Street signs are challenging with practically every street preceded by a direction such as “SE,” or “NW.” It is
easy to get lost because streets have no sensible pattern in many areas such as the Chehalem Mountains
where I become easily disoriented. A GPS may or may not be your best friend. When visiting a winery in
Dallas, I met with an actual ferry that transported cars, a few at a time, across the Willamette River. It seems
that it would be reasonable to build a short bridge instead, but then, this is Oregon farm country.
Except for the summertime when it can be quite warm, it rains almost daily in the Willamette Valley. This
deters visitors and challenges businesses and wineries to remain open and turn a profit in the winter months.
Primarily because of this incessant wetness, residents rarely dress up.
The artisan Oregon wines are far from quirky. They are genuine, often sustainably produced, hand crafted in
small lots, and frequently offer good value for the price. The camaraderie among winemakers and winery
owners is real and pervasive. There are many exciting developments in Pinot Noir winemaking going on
including more whole cluster vinification, amphora vinification, and consistent quality despite the vagaries of
vintages. Prices for premium Oregon Pinot Noir are slowly escalating, but the quality justifies the rising tide.

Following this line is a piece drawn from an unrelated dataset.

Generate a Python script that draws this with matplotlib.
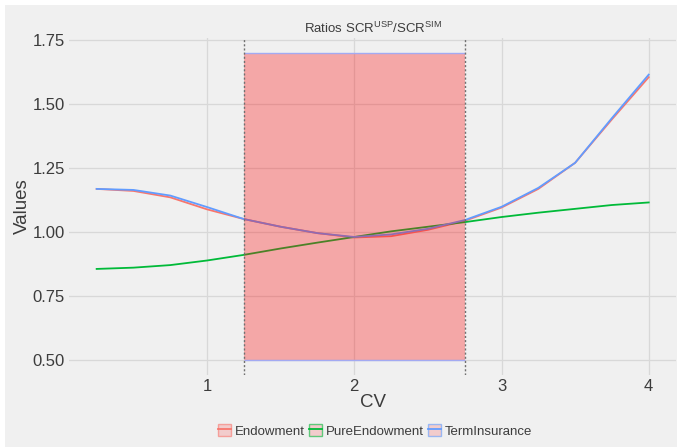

Premium Oregon vineyard land is still affordable compared to California, and many outsiders, both from our
country and Burgundy, are jumping in.
Oregon wine people love to talk about soils and the AVAs of the Willamette Valley are largely characterized by
their soils. There are two main types mentioned frequently: (1) red volcanic basalt soils known as Jory from 13
million-year-old lava flows, and (2) brown marine sedimentary soils known as Willakenzie laid down under the
ocean flow 20 million years ago. Generalizations can be made regarding flavor and style of Pinot Noir for the AVAs based on the differences in soil type. The AVAs with predominantly Jory soils, like the
Dundee Hills, Eola-Amity Hills, and parts of the Chehalem Mountains and McMinnville, tend to produce Pinot
Noirs with bright red fruits including cherry and raspberry, and are softly textured with modest tannins. The
Pinot Noirs from AVAs with Willakenzie soils like Yamhill-Carlton, Ribbon Ridge, and parts of the Chehalem
Mountains and McMinnville, typically offer darker fruit, spice (cola, anise), and wet leaf flavors, and tend to be
more tannic and structured. The best way to get a feel for the different AVAs of the Willamette Valley is to visit
and taste. All the AVAs are contiguous, and easily explored by car over the course of a few days.
The last frontier to conquer for the Willamette Valley wineries is the presentation of food pairings on site. The
Pacific Northwest has a tremendous bounty of gastronomic riches that pair well with Pinot Noir, including wild
mushrooms, salmon, shellfish, cheeses, charcuterie, bacon and hams, and hazelnuts. It is only a matter of time
until more Willamette Valley wineries will follow the lead of California and offer food pairings at tasting rooms to
enhance the enjoyment of the tasting experience.
To read more about the Willamette Valley vintners, I recommend the book, Winemakers of the Willamette
Valley: Pioneering Vintners from Oregon’s Wine Country (Vivian Perry and John Vincent, paperback, 2013).
The book begins with a short history of the Willamette Valley wine region and then profiles 19 prominent
winemakers, most of whom did not set out on a life path to be an Oregon vintner. Familiar names are included
such as Isabelle Dutarte (De Ponte Cellars), Harry and Wyne Peterson-Nedry (Chehalem), Lynn Penner-Ash
(Penner-Ash), Luisa Ponzi (Ponzi Vineyards), Kelley Fox (Scott Paul), and a memoriam to respected
winemaker Forrest Glenn Klaffke. The three-page foreword written by Harry Peterson-Nedry is worth the price
of the book alone. He emphasizes the changing landscape of the Willamette Valley wine experience with the
only constant being the passion of the people involved.